Skeptics may point out that we were not actively confronting one another, that had we been screaming directly at each other, this may not have had the same effect. And that’s certainly possible. But what is nonetheless true is that we were strangers to each other, seemingly aligned with opposing sides in a high-stress environment, and an expression of empathy cut through our natural distrust and turned us towards each other. He and I spoke for some time after the protest, and our conversation was marked by warmth, active listening to each other, even humor, and was grounded in the shared knowledge that we already had something in common.

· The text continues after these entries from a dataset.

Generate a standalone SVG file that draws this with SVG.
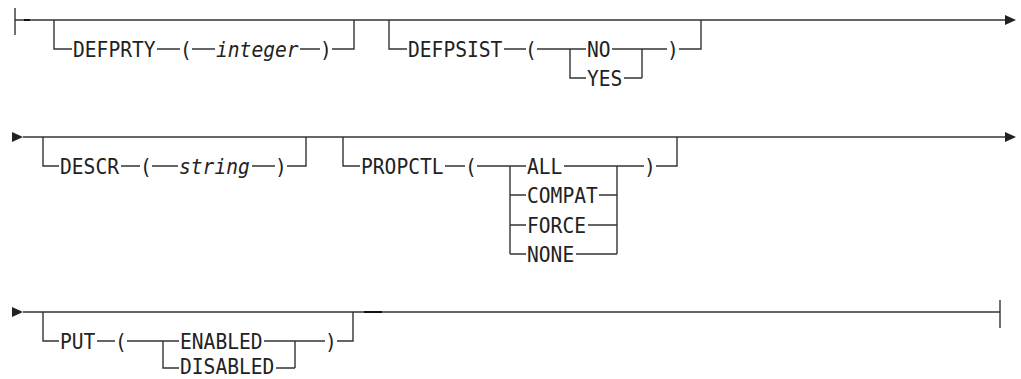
<svg xmlns="http://www.w3.org/2000/svg" width="1021" height="379" viewBox="0 0 1021 379">
<style>
.ln{stroke:#333;stroke-width:1.4;fill:none}
.tk{stroke:#111;stroke-width:2;fill:none}
.ah{fill:#222}
.t{font-family:"DejaVu Sans Mono","Liberation Mono",monospace;font-size:21.5px;fill:#222}
.i{font-style:italic}
</style>
<rect width="1021" height="379" fill="#fff"/>
<g id="connectors">
  <path class="ln" d="M15 8V35M15 20H1006"/>
  <path class="tk" d="M24 20H30"/>
  <polygon class="ah" points="1005,15 1016,20 1005,25"/>
  <polygon class="ah" points="12,132 23,137 12,142"/>
  <path class="ln" d="M23 137H1006"/>
  <polygon class="ah" points="1005,132 1016,137 1005,142"/>
  <polygon class="ah" points="12,307 23,312 12,317"/>
  <path class="ln" d="M23 312H1000M1000 300V328"/>
  <path class="tk" d="M364 312H382"/>
</g>
<g id="defprty">
  <path class="ln" d="M54 20V49H72M157 49H180M192 49H215M300 49H320M332 49H354V20"/>
  <text class="t" x="73" y="56.8" textLength="82.6" lengthAdjust="spacingAndGlyphs">DEFPRTY</text>
  <text class="t" x="180" y="56.8" textLength="11.8" lengthAdjust="spacingAndGlyphs">(</text>
  <text class="t i" x="216" y="56.8" textLength="82.6" lengthAdjust="spacingAndGlyphs">integer</text>
  <text class="t" x="320" y="56.8" textLength="11.8" lengthAdjust="spacingAndGlyphs">)</text>
</g>
<g id="defpsist">
  <path class="ln" d="M389 20V49H407M504 49H526M537 49H586M570 49V78H586M612 49H642M624 78H642M642 49V78M642 49H667M679 49H701V20"/>
  <text class="t" x="408" y="56.8" textLength="94.4" lengthAdjust="spacingAndGlyphs">DEFPSIST</text>
  <text class="t" x="525" y="56.8" textLength="11.8" lengthAdjust="spacingAndGlyphs">(</text>
  <text class="t" x="587" y="56.8" textLength="23.6" lengthAdjust="spacingAndGlyphs">NO</text>
  <text class="t" x="587" y="85.8" textLength="35.4" lengthAdjust="spacingAndGlyphs">YES</text>
  <text class="t" x="667" y="56.8" textLength="11.8" lengthAdjust="spacingAndGlyphs">)</text>
</g>
<g id="descr">
  <path class="ln" d="M43 137V166H59M121 166H140M152 166H178M252 166H275M287 166H306V137"/>
  <text class="t" x="60" y="173.8" textLength="59" lengthAdjust="spacingAndGlyphs">DESCR</text>
  <text class="t" x="140" y="173.8" textLength="11.8" lengthAdjust="spacingAndGlyphs">(</text>
  <text class="t i" x="179" y="173.8" textLength="70.8" lengthAdjust="spacingAndGlyphs">string</text>
  <text class="t" x="275" y="173.8" textLength="11.8" lengthAdjust="spacingAndGlyphs">)</text>
</g>
<g id="propctl">
  <path class="ln" d="M343 137V166H360M445 166H465M477 166H526M510 166V254M510 195H526M510 225H526M510 254H526M564 166H617M599 195H617M588 225H617M576 254H617M617 166V254M617 166H644M656 166H677V137"/>
  <text class="t" x="361" y="173.8" textLength="82.6" lengthAdjust="spacingAndGlyphs">PROPCTL</text>
  <text class="t" x="465" y="173.8" textLength="11.8" lengthAdjust="spacingAndGlyphs">(</text>
  <text class="t" x="527" y="173.8" textLength="35.4" lengthAdjust="spacingAndGlyphs">ALL</text>
  <text class="t" x="527" y="202.8" textLength="70.8" lengthAdjust="spacingAndGlyphs">COMPAT</text>
  <text class="t" x="527" y="232.8" textLength="59" lengthAdjust="spacingAndGlyphs">FORCE</text>
  <text class="t" x="527" y="261.8" textLength="47.2" lengthAdjust="spacingAndGlyphs">NONE</text>
  <text class="t" x="644" y="173.8" textLength="11.8" lengthAdjust="spacingAndGlyphs">)</text>
</g>
<g id="put">
  <path class="ln" d="M43 312V341H59M97 341H115M127 341H179M163 341V368H179M264 341H295M276 368H295M295 341V368M295 341H325M337 341H353V312"/>
  <text class="t" x="60" y="348.8" textLength="35.4" lengthAdjust="spacingAndGlyphs">PUT</text>
  <text class="t" x="115" y="348.8" textLength="11.8" lengthAdjust="spacingAndGlyphs">(</text>
  <text class="t" x="180" y="348.8" textLength="82.6" lengthAdjust="spacingAndGlyphs">ENABLED</text>
  <text class="t" x="180" y="373.8" textLength="94.4" lengthAdjust="spacingAndGlyphs">DISABLED</text>
  <text class="t" x="325" y="348.8" textLength="11.8" lengthAdjust="spacingAndGlyphs">)</text>
</g>
</svg>
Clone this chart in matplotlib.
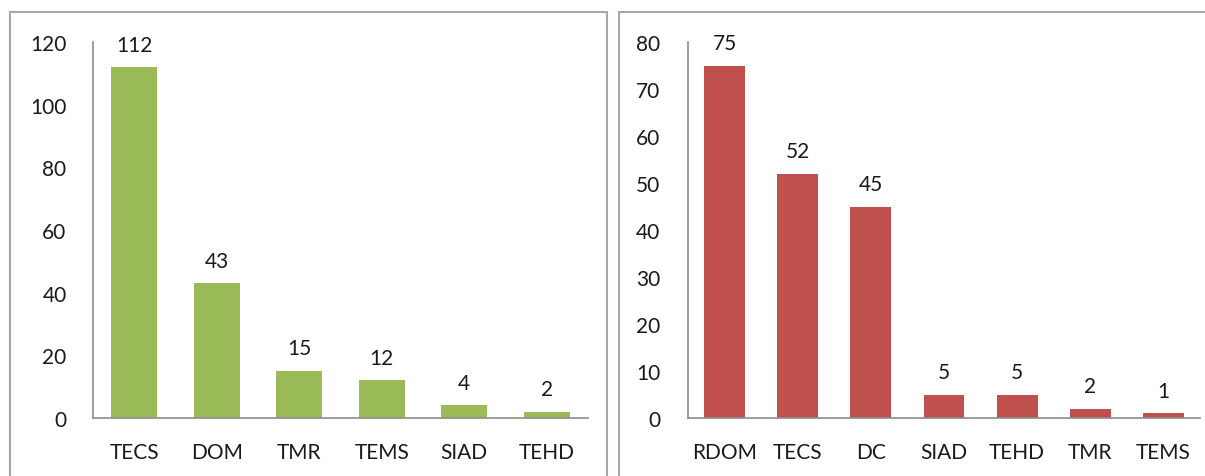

The research tells us that in order to reduce our bodies’ stress hormones, we need to feel a sense of physical and emotional safety, security, and trust. Human connection – physical and emotional – triggers an increase of oxytocin and a reduction in cortisol.  

If we are committed to working toward an end to systemic violence and oppression; to ending anti-Semitism and racism, then I believe we need to develop the skills to be resilient and empathetic even in the face of disagreement. We will not always agree with each other, and we will not always behave in ways that make us feel comfortable and safe. If we need people to always make us feel safe and comfortable before we will stand in solidarity with them, we are going to lose.

This, I believe, demands that we ask serious questions of ourselves. What internal resources do we need to be fully present, as our best selves, despite our discomfort? What collective resources do we need to act in alignment with our principles and values when it is hard and painful to do so? What do we need from within ourselves, from our closest people, from our families – our families of origin and the families we create – in order to tap into our wells of empathy even in moments of fear and uncertainty? What do we need to cultivate empathy and compassion for people with whom we disagree?

This is hard, painful, messy work; it demands looking within ourselves at our sources of pain, and risking the vulnerability to ask for what we need. I understand the impulse to turn away. But what if the cost of turning away is too great?

When complex issues threaten to divide us, perhaps our shared humanity can be a beacon forward, guiding us through the brokenness and into a better world to come.